→ **What you are asked to do**: Assemble all lines in which the string "with" appears.

▼

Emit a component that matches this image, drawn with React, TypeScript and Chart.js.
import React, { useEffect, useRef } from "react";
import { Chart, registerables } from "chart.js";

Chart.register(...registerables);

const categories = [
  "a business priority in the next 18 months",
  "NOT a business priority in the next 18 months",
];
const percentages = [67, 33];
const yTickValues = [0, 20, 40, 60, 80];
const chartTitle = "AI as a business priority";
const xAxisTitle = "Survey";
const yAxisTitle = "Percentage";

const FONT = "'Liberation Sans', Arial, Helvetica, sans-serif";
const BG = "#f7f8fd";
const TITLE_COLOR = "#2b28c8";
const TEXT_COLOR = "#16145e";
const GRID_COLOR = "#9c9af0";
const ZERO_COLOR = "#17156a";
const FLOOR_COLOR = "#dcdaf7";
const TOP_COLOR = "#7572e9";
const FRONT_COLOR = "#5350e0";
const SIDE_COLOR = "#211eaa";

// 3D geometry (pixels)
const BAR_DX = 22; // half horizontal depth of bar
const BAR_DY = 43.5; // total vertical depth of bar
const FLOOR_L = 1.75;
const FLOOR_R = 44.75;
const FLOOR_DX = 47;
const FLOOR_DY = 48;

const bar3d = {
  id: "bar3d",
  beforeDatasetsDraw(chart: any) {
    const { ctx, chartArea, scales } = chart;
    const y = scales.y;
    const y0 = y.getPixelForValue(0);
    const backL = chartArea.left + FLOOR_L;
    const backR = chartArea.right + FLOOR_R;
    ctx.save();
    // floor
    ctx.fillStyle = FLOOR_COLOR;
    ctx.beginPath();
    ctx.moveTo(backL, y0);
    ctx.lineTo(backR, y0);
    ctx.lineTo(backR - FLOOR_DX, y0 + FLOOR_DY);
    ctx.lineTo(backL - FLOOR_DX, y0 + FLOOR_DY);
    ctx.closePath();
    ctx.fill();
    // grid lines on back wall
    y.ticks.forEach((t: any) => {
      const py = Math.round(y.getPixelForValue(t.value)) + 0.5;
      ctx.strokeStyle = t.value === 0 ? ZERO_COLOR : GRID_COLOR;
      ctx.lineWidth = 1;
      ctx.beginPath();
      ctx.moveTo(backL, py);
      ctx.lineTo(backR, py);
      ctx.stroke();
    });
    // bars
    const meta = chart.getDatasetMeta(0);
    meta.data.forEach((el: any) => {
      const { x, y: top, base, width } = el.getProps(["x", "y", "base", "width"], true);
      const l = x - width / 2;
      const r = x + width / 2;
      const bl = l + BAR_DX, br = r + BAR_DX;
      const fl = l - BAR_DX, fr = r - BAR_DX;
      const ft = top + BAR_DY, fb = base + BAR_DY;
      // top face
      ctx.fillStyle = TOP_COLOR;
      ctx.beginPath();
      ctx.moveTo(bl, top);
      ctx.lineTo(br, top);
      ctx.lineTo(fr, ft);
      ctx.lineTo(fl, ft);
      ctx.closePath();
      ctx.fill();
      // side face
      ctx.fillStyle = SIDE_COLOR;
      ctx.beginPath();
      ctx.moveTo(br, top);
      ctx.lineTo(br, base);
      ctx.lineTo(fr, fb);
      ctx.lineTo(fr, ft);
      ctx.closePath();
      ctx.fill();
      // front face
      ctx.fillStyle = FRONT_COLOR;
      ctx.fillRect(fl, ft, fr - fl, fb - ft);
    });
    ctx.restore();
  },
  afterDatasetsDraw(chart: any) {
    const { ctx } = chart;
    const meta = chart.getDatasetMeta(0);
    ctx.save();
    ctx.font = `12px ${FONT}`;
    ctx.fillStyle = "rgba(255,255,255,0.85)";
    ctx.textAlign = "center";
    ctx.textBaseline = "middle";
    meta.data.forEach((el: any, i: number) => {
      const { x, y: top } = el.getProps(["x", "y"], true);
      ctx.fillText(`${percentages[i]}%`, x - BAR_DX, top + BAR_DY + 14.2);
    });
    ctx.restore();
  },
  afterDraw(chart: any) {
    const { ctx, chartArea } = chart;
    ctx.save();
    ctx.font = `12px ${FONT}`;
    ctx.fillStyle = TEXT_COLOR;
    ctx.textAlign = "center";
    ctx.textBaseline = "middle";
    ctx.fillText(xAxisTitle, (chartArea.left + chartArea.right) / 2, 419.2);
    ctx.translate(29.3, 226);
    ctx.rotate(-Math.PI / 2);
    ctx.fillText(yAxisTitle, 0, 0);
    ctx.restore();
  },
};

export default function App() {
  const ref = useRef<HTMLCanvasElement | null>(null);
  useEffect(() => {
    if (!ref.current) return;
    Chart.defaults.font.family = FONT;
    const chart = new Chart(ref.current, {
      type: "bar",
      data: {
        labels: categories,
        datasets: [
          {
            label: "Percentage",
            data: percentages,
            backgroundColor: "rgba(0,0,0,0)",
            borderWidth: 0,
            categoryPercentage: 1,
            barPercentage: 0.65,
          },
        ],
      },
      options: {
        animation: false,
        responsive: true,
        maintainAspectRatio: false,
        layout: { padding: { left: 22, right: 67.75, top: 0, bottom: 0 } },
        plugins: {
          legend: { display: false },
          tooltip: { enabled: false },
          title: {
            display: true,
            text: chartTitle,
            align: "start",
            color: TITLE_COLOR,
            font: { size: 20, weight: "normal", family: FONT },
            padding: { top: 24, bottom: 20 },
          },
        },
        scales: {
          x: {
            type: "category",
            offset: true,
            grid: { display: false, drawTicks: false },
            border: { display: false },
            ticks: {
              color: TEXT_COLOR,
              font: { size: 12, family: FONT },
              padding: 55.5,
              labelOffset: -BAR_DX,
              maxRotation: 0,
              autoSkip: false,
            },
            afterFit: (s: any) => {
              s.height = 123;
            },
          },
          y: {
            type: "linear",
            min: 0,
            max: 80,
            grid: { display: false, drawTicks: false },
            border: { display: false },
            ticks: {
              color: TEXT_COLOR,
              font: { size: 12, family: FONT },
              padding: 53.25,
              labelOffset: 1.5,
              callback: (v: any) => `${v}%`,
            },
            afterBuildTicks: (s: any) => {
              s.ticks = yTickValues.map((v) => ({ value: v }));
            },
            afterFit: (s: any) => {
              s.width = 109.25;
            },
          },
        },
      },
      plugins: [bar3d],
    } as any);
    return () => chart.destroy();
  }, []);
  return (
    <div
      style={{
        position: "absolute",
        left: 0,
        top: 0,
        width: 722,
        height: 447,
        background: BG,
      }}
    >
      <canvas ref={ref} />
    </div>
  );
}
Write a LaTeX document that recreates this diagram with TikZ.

▲

→ **Reply to the exercise**:
Emit a component that matches this image, drawn with React, TypeScript and Chart.js.
Write a LaTeX document that recreates this diagram with TikZ.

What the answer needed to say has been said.